Eu próprio, meus amigos, só aprendi alguma coisa na vida porque me ocorreu, em tempo, a feliz idéia de virar as costas ao establishment educacional brasileiro e seguir por conta própria o programa de Mortimer J. Adler (“How to Read a Book”, hoje circulando em tradução de Luciano Trigo pela UniverCidade Editora), a auto-educação pela leitura analítica dos clássicos, que pude perfazer à base de um livro por mês, durante sete anos, com gasto bem inferior ao que faria numa dessas usinas de jumentalização em massa que o Estado chama “escolas”.

Mas, afinal, para que argumentar, se o próprio livro que recomendei já traz a resposta cabal a todas as objeções que me chegaram?

Está em João, no trecho em que Jesus visita a casa de Lázaro: “ Tomando Maria uma libra de bálsamo de nardo puro, de grande preço, ungiu os pés de Jesus e enxugou-os com os seus cabelos.

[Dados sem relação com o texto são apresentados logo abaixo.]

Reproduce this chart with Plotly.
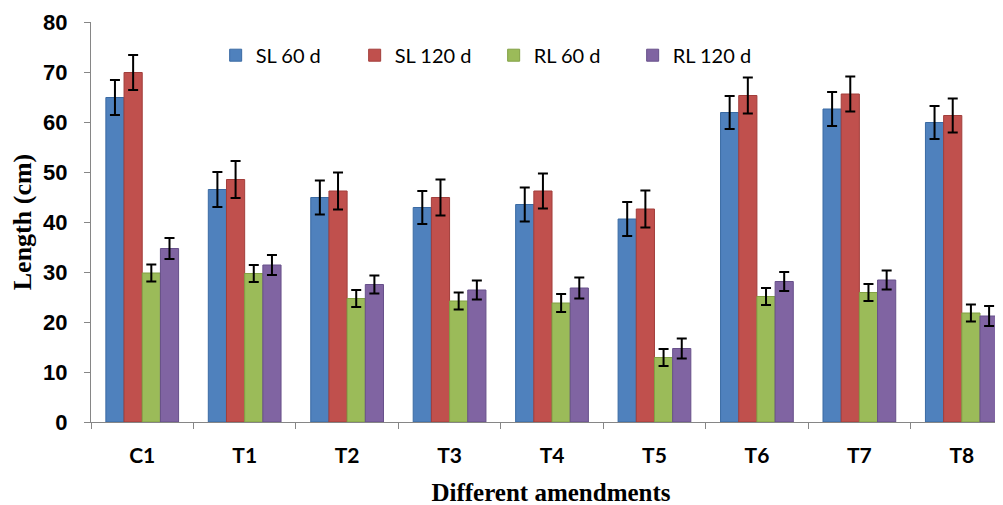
import plotly.graph_objects as go

categories = ["C1", "T1", "T2", "T3", "T4", "T5", "T6", "T7", "T8"]
series_names = ["SL 60 d", "SL 120 d", "RL 60 d", "RL 120 d"]

sl60 = [64.9, 46.5, 44.9, 42.9, 43.5, 40.6, 61.9, 62.6, 59.9]
sl120 = [69.9, 48.5, 46.2, 44.9, 46.2, 42.6, 65.3, 65.6, 61.3]
rl60 = [29.8, 29.7, 24.7, 24.2, 23.8, 12.9, 25.1, 25.9, 21.8]
rl120 = [34.7, 31.4, 27.5, 26.4, 26.8, 14.7, 28.1, 28.4, 21.2]

sl60_err = [3.5, 3.5, 3.4, 3.3, 3.4, 3.4, 3.3, 3.4, 3.3]
sl120_err = [3.5, 3.7, 3.7, 3.6, 3.5, 3.7, 3.6, 3.5, 3.4]
rl60_err = [1.7, 1.7, 1.7, 1.7, 1.8, 1.7, 1.7, 1.7, 1.7]
rl120_err = [2.1, 2.0, 1.8, 1.9, 2.1, 2.0, 1.9, 1.9, 2.0]

colors = ["#4F81BD", "#C0504D", "#9BBB59", "#8064A2"]
edges = ["#3A6AA3", "#A23E3B", "#82A044", "#67508A"]

values = [sl60, sl120, rl60, rl120]
errors = [sl60_err, sl120_err, rl60_err, rl120_err]

fig = go.Figure()
for name, vals, errs, c, e in zip(series_names, values, errors, colors, edges):
    fig.add_trace(go.Bar(
        x=categories, y=vals, name=name,
        marker=dict(color=c, line=dict(color=e, width=1)),
        error_y=dict(type="data", array=errs, visible=True,
                     color="black", thickness=2, width=5),
    ))

fig.update_layout(
    width=1003, height=505,
    margin=dict(l=83, r=0, t=14, b=91, autoexpand=False),
    paper_bgcolor="white", plot_bgcolor="white",
    barmode="group", bargap=0.29, bargroupgap=0,
    legend=dict(
        orientation="h", x=0.1355, y=0.917, xanchor="left", yanchor="middle",
        font=dict(family="Lato", size=20, color="black"),
        entrywidth=94, entrywidthmode="pixels",
        bgcolor="rgba(0,0,0,0)",
    ),
    xaxis=dict(
        range=[-0.5, 8.48], automargin=False,
        showline=True, linecolor="#868686", linewidth=1,
        ticks="outside", tickson="boundaries", ticklen=6, tickcolor="#868686",
        tickfont=dict(family="Lato", size=21, color="black", weight="bold"),
        ticklabelstandoff=15,
        title=dict(text="Different amendments",
                   font=dict(family="Liberation Serif", size=25, color="black", weight="bold"),
                   standoff=17),
        showgrid=False, zeroline=False,
    ),
    yaxis=dict(
        range=[0, 80], dtick=10, automargin=False,
        showline=True, linecolor="#868686", linewidth=1,
        ticks="outside", ticklen=6, tickcolor="#868686",
        tickfont=dict(family="Liberation Sans", size=22, color="black", weight="bold"),
        ticklabelstandoff=12,
        title=dict(text="Length (cm)",
                   font=dict(family="Liberation Serif", size=26, color="black", weight="bold"),
                   standoff=6),
        showgrid=False, zeroline=False,
    ),
)

fig.write_html("out.html")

A casa encheu-se do perfume do bálsamo. Mas Judas Iscariotes, um dos seus discípulos, aquele que o havia de trair, disse: ‘Por que não se vendeu este bálsamo por trezentos denários e não se deu aos pobres?’ ” (12:3-5). O perfume representa os estados espirituais mais elevados, que a alma alcança por meio da prece e da meditação mística, isto é, pelo uso da língua e da alta cultura como instrumentos da religião. O simbolismo dos cabelos e dos pés é auto-evidente: no ponto mais alto da sua ascensão, a criatura toca a parte inferior do mundo divino que desce em seu socorro sob a forma da misericórdia. O ser humano existe tão somente para buscar esse encontro, a “única coisa necessária”, à qual tudo o mais se segue por acréscimo. Nenhum povo jamais foi idiota o bastante para furtar-se a essa lei, achando que se enchesse primeiro os bolsos de dinheiro o Espírito Santo lhe seria dado por acréscimo. Nenhum povo? Bem, quase nenhum. Sei de pelo menos um que acredita exatamente nisso. Não direi qual, mas chamarei a atenção dos leitores para uma lição extra contida nesse versículos: eles nos informam, para além de qualquer dúvida razoável, quem foi o legítimo inventor da Teologia da Libertação. Judas foi o primeiro a subjugar os fins espirituais às exigências do “social”, e ele teve muitos sucessores. Um deles está agora mesmo, no Palácio do Planalto, enchendo de minhocas a cabeça presidencial.